Imagine you buy a component with:
Average daily demand: 20 units/day
Purchase price: $25/unit
Safety stock: 10% (arbitrary, for illustration)
Scenario A: 8-week lead time
Lead-time inventory (basic approximation):
8 weeks × 5 days/week × 20 units/day
= 8 × 5 × 20
= 800 units
Add ~10% safety stock: 800 × 1.10 = 880 units
Inventory value at $25/unit: 880 × $25 = $22,000
So, the “cost” of an 8-week lead time isn’t just waiting longer.
It’s also $22,000 tied up in one component—cash you can’t use for:
tooling/equipment
staffing
upgrades
paying down debt
And that’s before you account for:
expediting charges
premium freight
schedule churn
late customer orders
Nearshoring is showing up in more sourcing conversations—not as a buzzword, but as a practical shift toward regional suppliers who can respond faster, collaborate more closely, and reduce risk.
And nearshoring becomes a real advantage when your lead times are predictable.
If you’re a small fabricator, predictability isn’t a “nice-to-have.” It’s what lets you:
quote with confidence
schedule with less firefighting
reduce inventory without increasing stockouts
free up floor space and cash flow
Optimizing for unit cost can quietly subordinate system performance. A slightly cheaper part can become very expensive once it drives longer lead times, higher safety stock, more expediting, and more chaos.
Let’s make that concrete with simple math.
Scenario B: 2-week lead time (regional supplier)
Now take the same component and reduce lead time to 2 weeks.
2 weeks × 5 days/week × 20 units/day
= 2 × 5 × 20
= 200 units
Add 10% safety stock: 200 × 1.10 = 220 units
Inventory value at $25/unit: 220 × $25 = $5,500
That’s a reduction from $22,000 → $5,500.
Even if the regional supplier costs more per unit, the system math still wins.
Let’s say the unit price increases from $25 to $28:
220 × $28 = $6,160
So even with a higher unit price, your inventory cash drops from $22,000 → $6,160.
That’s $15,840 freed up on a single component.
Frequency matters too: from “big drops” to flow
Now layer in an additional lever: shipment frequency.
If you enter a supply agreement with:
forecast updates through S&OP
and twice-weekly shipments
…you move closer to flow and away from “big drop” inventory behavior.

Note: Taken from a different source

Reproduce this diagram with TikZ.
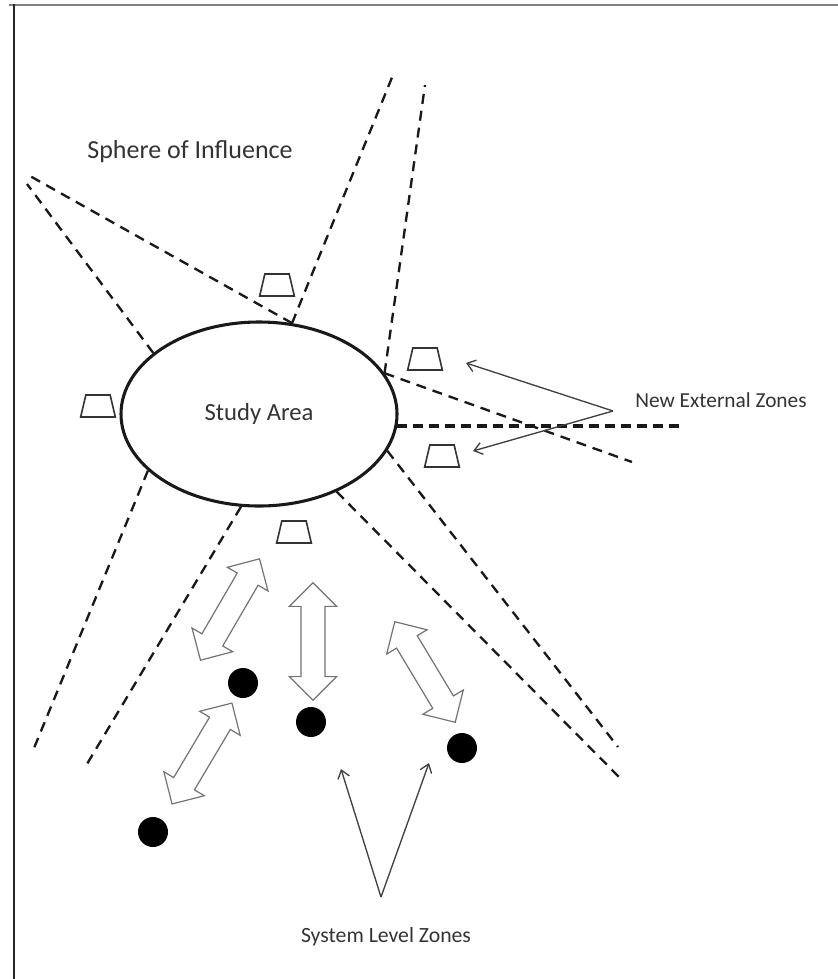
\documentclass[tikz,border=0pt]{standalone}
\usepackage{fontspec}
\setmainfont{Carlito}
\usetikzlibrary{shapes.geometric,shapes.arrows,arrows.meta}
\begin{document}
\begin{tikzpicture}[x=0.75pt,y=-0.75pt,
  studyarea/.style={ellipse, draw=black!90, line width=2.3pt, minimum width=207pt, minimum height=138pt, inner sep=0pt},
  zone/.style={trapezium, draw=black!80, line width=1.2pt, trapezium left angle=78, trapezium right angle=78, trapezium stretches=true, minimum width=26pt, minimum height=16.5pt, inner sep=2pt},
  ray/.style={line width=1.75pt, dash pattern=on 7.5pt off 5.25pt, black!90},
  thickray/.style={line width=2.5pt, dash pattern=on 7.5pt off 4.5pt, black!90},
  flow/.style={double arrow, draw=black!55, fill=white, line width=0.9pt, minimum height=88pt, minimum width=34.5pt, double arrow head extend=8.6pt, inner xsep=0pt, inner ysep=8.6pt},
  sysdot/.style={circle, fill=black, minimum size=22.5pt, inner sep=0pt},
  pointer/.style={-{Straight Barb[length=6pt,width=9pt]}, line width=1pt, draw=black!75},
  lab/.style={text=black!80, inner sep=0pt}
]
\useasboundingbox (0,0) rectangle (838,979);
% frame
\draw[black!50, line width=1.5pt] (9,5) -- (838,5);
\draw[black!85, line width=2.2pt] (14,4) -- (14,979);

% study area
\node[studyarea, text=black!80, font=\fontsize{18.5pt}{22pt}\selectfont] (study) at (259,414) {Study Area};

% ray end points
\coordinate (e1) at (393,75);
\coordinate (e2) at (30,176);
\coordinate (e3) at (27,184);
\coordinate (e4) at (425,85);
\coordinate (e5) at (632,462);
\coordinate (e7) at (618,747);
\coordinate (e8) at (622,780);
\coordinate (e9) at (87,764);
\coordinate (e10) at (32,753);

\draw[ray] (study.70) -- (e1);
\draw[ray] (study.70) -- (e2);
\draw[ray] (study.150) -- (e3);
\draw[ray] (study.18) -- (e4);
\draw[ray] (study.18) -- (e5);
\draw[thickray] (study.-5) -- ++(282,0);
\draw[ray] (study.-16.5) -- (e7);
\draw[ray] (study.-45.4) -- (e8);
\draw[ray] (study.-101.5) -- (e9);
\draw[ray] (study.-153.4) -- (e10);

% external zones
\node[zone] (z1) at (277,285) {};
\node[zone] (z2) at (98,406) {};
\node[zone] (z3) at (425,359) {};
\node[zone] (z4) at (442,456) {};
\node[zone] (z5) at (294,532) {};

% system level zones (dots)
\node[sysdot] (d1) at (243,683) {};
\node[sysdot] (d2) at (311,722) {};
\node[sysdot] (d3) at (462,748) {};
\node[sysdot] (d4) at (153,832) {};

% double arrows
\node[flow, rotate=59.8] (a1) at (230,609.5) {};
\node[flow, rotate=90] (a2) at (313,641.5) {};
\node[flow, rotate=-59] (a3) at (425,672) {};
\node[flow, rotate=59.3] (a4) at (202,753.5) {};

% labels
\node[lab, font=\fontsize{19.5pt}{23pt}\selectfont] (soi) at (190,152) {Sphere of Influence};
\node[lab, font=\fontsize{16pt}{19pt}\selectfont] (nez) at (721,400) {New External Zones};
\node[lab, font=\fontsize{16.3pt}{19pt}\selectfont] (slz) at (386,937) {System Level Zones};

% pointers
\coordinate (nsrc) at (613,411);
\coordinate (nt1) at (466,363);
\coordinate (nt2) at (473,451);
\draw[pointer] (nsrc) -- (nt1);
\draw[pointer] (nsrc) -- (nt2);

\coordinate (ssrc) at (381,897);
\coordinate (st1) at (341,769);
\coordinate (st2) at (429,763);
\draw[pointer] (ssrc) -- (st1);
\draw[pointer] (ssrc) -- (st2);
\end{tikzpicture}
\end{document}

A simple way to think about it is that if you reduce the amount you hold between deliveries, your average on-hand for that component can drop meaningfully—often by another ~50% depending on how you structure the replenishment and how stable the demand is.
Using your $6,160 number:
$6,160 / 2 = $3,080
Now compare $22,000 (8-week lead time) vs. $6,160 (2-week lead time at higher unit cost ) or $3,080 (2-week lead time + more frequent shipments + shared planning cadence) = 14% of the inventory value

Why predictable lead time changes forecasting (and stress)
Long lead times force you to forecast further out. And the further out you forecast, the higher chance for error. So shops respond by adding protection:
bigger safety stock
“just in case” inventory
more WIP
more expediting
It feels safe, but it creates a different kind of risk:
cash flow risk
obsolescence
warehouse congestion (or 3PLs to hold your excess inventory)
slower turns
more searching, handling, and rework
Predictable lead time lets you update forecasts closer to the moment of use. That means:
less variance
fewer surprises
smaller buffers
and a calmer system
Nearshoring can enable that—but only if the relationship and process support it.
If your sourcing strategy is still dominated by “lowest unit price,” it’s easy to miss what you’re subordinating. You might be optimizing a part … and handicapping the enterprise system.
"Nearshoring" shifts the discussion from:
“What is the unit cost?” to:
“How does this supplier support our system performance?”
That’s a mature question.
What “mutually beneficial supplier development” looks like in practice
Supplier development is what makes nearshoring sustainable. Toyota is a well-known example of treating key suppliers as long-term partners—committing to capability building and cost reduction through process improvement, not just annual price-down demands. In North America, Toyota even established the Toyota Production System Support Center (TSSC) (originally the Toyota Supplier Support Center) to share TPS know-how and help organizations improve operations—because stronger suppliers create a stronger, more resilient supply chain.
This isn’t about being sentimental with suppliers. It’s about building a system that works.
A practical supply agreement for regional suppliers often includes:
forecast updates through S&OP
a short, frozen window
standard flex ranges
clear replenishment rhythm
shared problem-solving when variability spikes
A reflection question for your sourcing decisions
Before you select a supplier based on unit cost, ask:
“What will this decision do to our lead time, our inventory, and our ability to make reliable promises?”
Because the shops that win with nearshoring won’t be the ones who found a nearby supplier.
They’ll be the ones who built predictable lead times and structured the relationship so both sides can plan, ship, and improve together.
That’s how you #improveLESS … and get better results.